Phoebe Barnum presents Cracked Earth, an installation made from clay shards, that refers to the initial phases of life on earth as well as the progress of global warming. Additionally she exhibits clay masks and objects that mimic early Inuit culture.
Mother and daughter team, Mama Dotta /Joyce Dallal and Naima White present a viewer participatory tent installation with video, in which the viewer enters into a womblike experience.
Satoe Fukushima exhibits an altered dictionary in which she references the importance of the use of words through the crossing out of portions of each definition.
Lauren Kasmer presents Creation, a mixed media video installation that focuses on her relationship to nature and her personal meditation practice while referencing physics as well as metaphysical tenets.

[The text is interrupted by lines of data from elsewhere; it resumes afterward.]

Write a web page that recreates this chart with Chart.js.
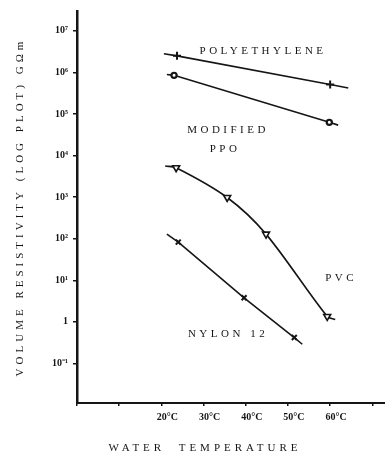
<!DOCTYPE html>
<html>
<head>
<meta charset="utf-8">
<script src="https://cdn.jsdelivr.net/npm/chart.js@4"></script>
<style>
  html, body { margin: 0; padding: 0; background: #fff; }
  #wrap { width: 385px; height: 454px; }
</style>
</head>
<body>
<div id="wrap"><canvas id="resistivity" width="385" height="454"></canvas></div>
<script>
// water temperature (deg C) and volume resistivity (G ohm m)
// first and last entries of each series are the line ends past the markers
const peTemps = [20.6, 23.7, 60.0, 64.3]
const peValues = [2.8e6, 2.5e6, 5.1e5, 4.2e5]

const ppoTemps = [21.3, 23.0, 59.8, 61.9]
const ppoValues = [8.9e5, 8.5e5, 6.3e4, 5.4e4]

const pvcTemps = [20.9, 23.5, 35.6, 44.8, 59.3, 61.2]
const pvcValues = [5600, 5100, 980, 129, 1.35, 1.14]

const nylonTemps = [21.3, 24.0, 39.6, 51.5, 53.4]
const nylonValues = [129, 83, 3.8, 0.42, 0.29]

const xTickValues = [20, 30, 40, 50, 60]
const xTickLabels = ['20°C', '30°C', '40°C', '50°C', '60°C']
const yTickValues = [0.1, 1, 10, 100, 1e3, 1e4, 1e5, 1e6, 1e7]
const yTickLabels = ['10⁻¹', '1', '10¹', '10²', '10³', '10⁴', '10⁵', '10⁶', '10⁷']

const seriesNames = ['POLYETHYLENE', 'MODIFIED', 'PPO', 'PVC', 'NYLON 12']
const nameTemps = [44.1, 35.8, 35.1, 62.6, 35.8]
const nameValues = [3.2e6, 4.1e4, 1.45e4, 11.5, 0.52]

const ink = '#151515'

const toPoints = (temps, values) => temps.map((t, i) => ({x: t, y: values[i]}))

const makeSet = (temps, values, style, size, opts) => {
    const last = temps.length - 1
    return Object.assign({
        data: toPoints(temps, values),
        showLine: true,
        borderColor: ink,
        borderWidth: 1.6,
        pointStyle: style,
        pointRadius: temps.map((t, i) => (i === 0 || i === last) ? 0 : size),
        pointBorderColor: ink,
        pointBackgroundColor: ink,
        pointBorderWidth: 2,
        tension: 0
    }, opts || {})
}

// axis titles and curve names, drawn spaced out like the typewritten original
const typedText = {
    id: 'typedText',
    afterDraw(chart) {
        const ctx = chart.ctx
        const xs = chart.scales.x
        const ys = chart.scales.y
        const area = chart.chartArea
        ctx.save()
        ctx.fillStyle = ink
        ctx.font = '11px "Liberation Serif"'
        ctx.letterSpacing = '3.5px'
        ctx.textAlign = 'center'
        ctx.textBaseline = 'middle'
        seriesNames.forEach((name, i) => {
            ctx.fillText(name, xs.getPixelForValue(nameTemps[i]), ys.getPixelForValue(nameValues[i]))
        })
        ctx.letterSpacing = '4px'
        ctx.fillText('WATER  TEMPERATURE', 205, 448)
        ctx.translate(20, (area.top + area.bottom) / 2)
        ctx.rotate(-Math.PI / 2)
        ctx.letterSpacing = '4px'
        ctx.fillText('VOLUME RESISTIVITY (LOG PLOT) GΩm', 0, 0)
        ctx.restore()
    }
}

const ctx = document.querySelector('#resistivity')
const resistivityChart = new Chart(ctx, {
    type: 'scatter',
    data: {
        datasets: [
            makeSet(peTemps, peValues, 'cross', 4),
            makeSet(ppoTemps, ppoValues, 'circle', 2.6, {pointBackgroundColor: '#fff', pointBorderWidth: 2.2}),
            makeSet(pvcTemps, pvcValues, 'triangle', 4, {
                pointRotation: 180,
                pointBackgroundColor: '#fff',
                pointBorderWidth: 1.6,
                tension: 0.3
            }),
            makeSet(nylonTemps, nylonValues, 'crossRot', 3.5)
        ]
    },
    options: {
        responsive: false,
        animation: false,
        layout: {padding: {top: 8, left: 0, right: 0, bottom: 0}},
        plugins: {
            legend: {display: false},
            tooltip: {enabled: false}
        },
        scales: {
            x: {
                type: 'linear',
                min: 0,
                max: 73,
                afterFit: scale => { scale.height = 51 },
                afterBuildTicks: scale => {
                    scale.ticks = [0, 10, 20, 30, 40, 50, 60, 70].map(v => ({value: v}))
                },
                ticks: {
                    color: ink,
                    font: {family: 'Liberation Serif', size: 10, weight: 'bold'},
                    padding: 5,
                    labelOffset: 6,
                    maxRotation: 0,
                    autoSkip: false,
                    callback: v => {
                        const i = xTickValues.indexOf(v)
                        return i >= 0 ? xTickLabels[i] : ''
                    }
                },
                grid: {drawOnChartArea: false, tickLength: 3, color: ink, lineWidth: 1.5},
                border: {color: ink, width: 2}
            },
            y: {
                type: 'logarithmic',
                min: 0.0112,
                max: 3.0e7,
                afterFit: scale => { scale.width = 77 },
                afterBuildTicks: scale => {
                    scale.ticks = yTickValues.map(v => ({value: v}))
                },
                ticks: {
                    color: ink,
                    font: {family: 'Liberation Serif', size: 10, weight: 'bold'},
                    padding: 5,
                    autoSkip: false,
                    callback: v => {
                        const i = yTickValues.indexOf(v)
                        return i >= 0 ? yTickLabels[i] : ''
                    }
                },
                grid: {drawOnChartArea: false, tickLength: 4, color: ink, lineWidth: 1.5},
                border: {color: ink, width: 2.5}
            }
        }
    },
    plugins: [typedText]
})
</script>
</body>
</html>
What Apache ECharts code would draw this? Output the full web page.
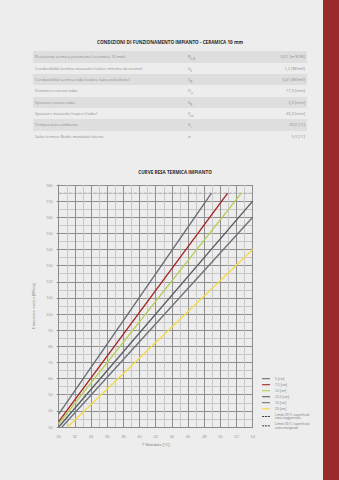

Peter Liashkov exhibits large-scale paintings/drawings of human coupling and conception, in which “Primordial sludge, shaped into totems.. witness inexorably the stubborn mystery of procreation.” (PL)
Yvette Mangual shows detailed ink drawings on paper of mythological scenes of idyllic early life on earth.
Nancy Mozur exhibits pastel on paper images that portray creation myths- the serpent, Shin, who guards the cosmic egg and a representation of the emergence of Eve.
James Murray exhibits paintings of geologic formations, exploring the ancient and ever-changing face of this planet. Murray also shows small 2D works that reference early Native American rock drawings (Petroglyphs).
Pierre Picot presents narrow canvas strips (Wampum Belts) with painted abstract geometric glyphs/shapes, representing the emergence of language. These images stem from Picot’s proximity (he lives in a forest) to the verticality of the immediate landscape.
Victor Raphael and Clayton Spada exhibit three digital prints from their collaborative series, From Zero to Infinity, in which they investigate scientific theory coupled with spiritual tenets from multiple cultures.
Nancy Romero presents a series of small paintings that explore a number of creation stories from multiple cultures. Additionally she shows individual works dealing with the story of Adam and Eve and the Peaceable Kingdom.
Vojislav Radovanovic exhibits fanciful drawings in which he explores the simultaneity of the waking and sleeping states of consciousness experienced by man-melding man and monkey, politics and dreams. His piece is a free floating sheer panel on which he has mounted cut-out images, to be viewed from both sides.
Frank J. Williams presents a series of small enamel paintings on corrugated cardboard in which a human figure is recessed in an intense abstract ground. The figure progresses from slumped, knuckle-dragging and simian to erect and humanoid, perhaps, depicting the ascent of man and/or the journey of the individual in life itself.